Output all the data exactly. Pictures do not belong in the copy.

** START **

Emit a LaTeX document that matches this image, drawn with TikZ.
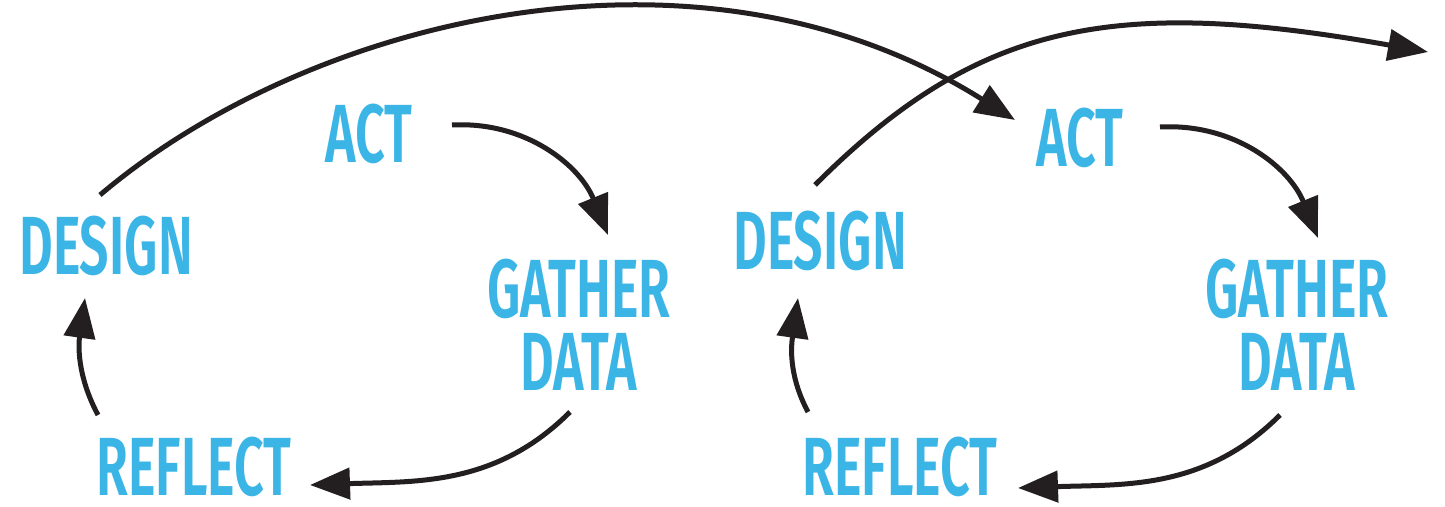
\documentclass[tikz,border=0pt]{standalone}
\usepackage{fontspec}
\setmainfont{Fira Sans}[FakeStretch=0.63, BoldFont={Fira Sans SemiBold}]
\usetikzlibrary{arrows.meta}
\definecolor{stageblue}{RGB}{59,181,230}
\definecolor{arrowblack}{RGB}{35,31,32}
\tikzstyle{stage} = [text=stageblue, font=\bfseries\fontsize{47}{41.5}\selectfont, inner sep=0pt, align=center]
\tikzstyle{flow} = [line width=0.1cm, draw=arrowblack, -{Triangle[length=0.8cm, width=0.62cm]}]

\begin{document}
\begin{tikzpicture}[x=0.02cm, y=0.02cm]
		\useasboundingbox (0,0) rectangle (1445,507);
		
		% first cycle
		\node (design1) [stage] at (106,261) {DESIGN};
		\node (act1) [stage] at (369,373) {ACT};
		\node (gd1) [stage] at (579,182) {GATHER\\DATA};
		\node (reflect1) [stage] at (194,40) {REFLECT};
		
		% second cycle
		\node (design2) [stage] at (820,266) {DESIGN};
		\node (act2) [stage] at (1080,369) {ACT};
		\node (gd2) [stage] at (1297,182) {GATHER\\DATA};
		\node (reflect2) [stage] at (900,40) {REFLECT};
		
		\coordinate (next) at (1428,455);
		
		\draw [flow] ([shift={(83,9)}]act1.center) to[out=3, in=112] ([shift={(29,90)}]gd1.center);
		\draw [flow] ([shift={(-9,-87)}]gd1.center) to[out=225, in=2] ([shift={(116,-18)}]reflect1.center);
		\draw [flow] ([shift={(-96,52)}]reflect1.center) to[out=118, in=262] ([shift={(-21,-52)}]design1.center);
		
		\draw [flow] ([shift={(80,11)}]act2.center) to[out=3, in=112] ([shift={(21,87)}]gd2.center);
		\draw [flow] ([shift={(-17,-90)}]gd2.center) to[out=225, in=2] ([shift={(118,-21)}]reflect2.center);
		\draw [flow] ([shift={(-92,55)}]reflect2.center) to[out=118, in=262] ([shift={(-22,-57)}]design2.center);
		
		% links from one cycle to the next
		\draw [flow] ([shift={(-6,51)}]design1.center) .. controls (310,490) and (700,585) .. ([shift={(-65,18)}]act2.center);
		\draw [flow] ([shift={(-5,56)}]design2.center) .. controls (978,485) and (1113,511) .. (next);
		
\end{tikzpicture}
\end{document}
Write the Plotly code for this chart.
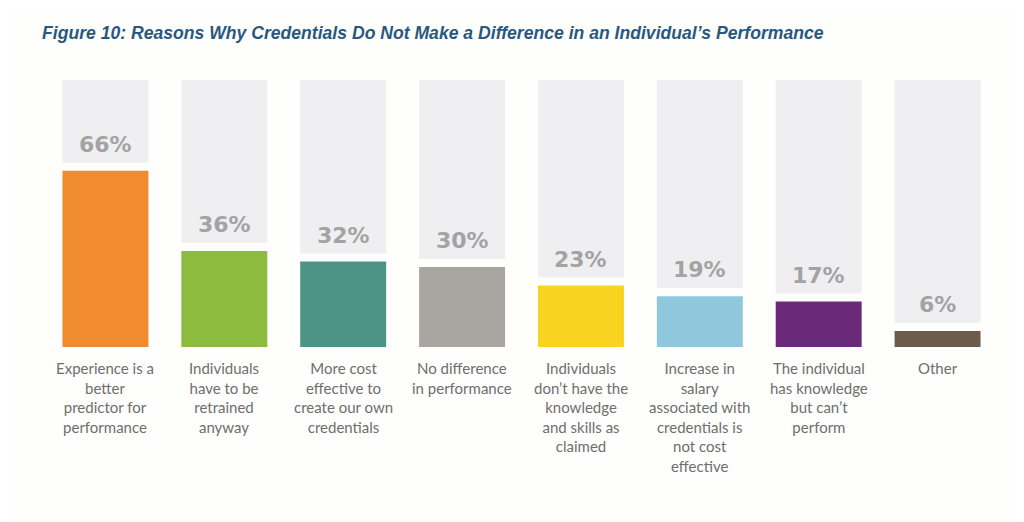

** END **

» **FULL RESPONSE**
Emit a LaTeX document that matches this image, drawn with TikZ.
\documentclass[tikz,border=0pt]{standalone}
\usepackage{fontspec}
\setmainfont{Fira Sans}[FakeStretch=0.63, BoldFont={Fira Sans SemiBold}]
\usetikzlibrary{arrows.meta}
\definecolor{stageblue}{RGB}{59,181,230}
\definecolor{arrowblack}{RGB}{35,31,32}
\tikzstyle{stage} = [text=stageblue, font=\bfseries\fontsize{47}{41.5}\selectfont, inner sep=0pt, align=center]
\tikzstyle{flow} = [line width=0.1cm, draw=arrowblack, -{Triangle[length=0.8cm, width=0.62cm]}]

\begin{document}
\begin{tikzpicture}[x=0.02cm, y=0.02cm]
		\useasboundingbox (0,0) rectangle (1445,507);
		
		% first cycle
		\node (design1) [stage] at (106,261) {DESIGN};
		\node (act1) [stage] at (369,373) {ACT};
		\node (gd1) [stage] at (579,182) {GATHER\\DATA};
		\node (reflect1) [stage] at (194,40) {REFLECT};
		
		% second cycle
		\node (design2) [stage] at (820,266) {DESIGN};
		\node (act2) [stage] at (1080,369) {ACT};
		\node (gd2) [stage] at (1297,182) {GATHER\\DATA};
		\node (reflect2) [stage] at (900,40) {REFLECT};
		
		\coordinate (next) at (1428,455);
		
		\draw [flow] ([shift={(83,9)}]act1.center) to[out=3, in=112] ([shift={(29,90)}]gd1.center);
		\draw [flow] ([shift={(-9,-87)}]gd1.center) to[out=225, in=2] ([shift={(116,-18)}]reflect1.center);
		\draw [flow] ([shift={(-96,52)}]reflect1.center) to[out=118, in=262] ([shift={(-21,-52)}]design1.center);
		
		\draw [flow] ([shift={(80,11)}]act2.center) to[out=3, in=112] ([shift={(21,87)}]gd2.center);
		\draw [flow] ([shift={(-17,-90)}]gd2.center) to[out=225, in=2] ([shift={(118,-21)}]reflect2.center);
		\draw [flow] ([shift={(-92,55)}]reflect2.center) to[out=118, in=262] ([shift={(-22,-57)}]design2.center);
		
		% links from one cycle to the next
		\draw [flow] ([shift={(-6,51)}]design1.center) .. controls (310,490) and (700,585) .. ([shift={(-65,18)}]act2.center);
		\draw [flow] ([shift={(-5,56)}]design2.center) .. controls (978,485) and (1113,511) .. (next);
		
\end{tikzpicture}
\end{document}
Write the Plotly code for this chart.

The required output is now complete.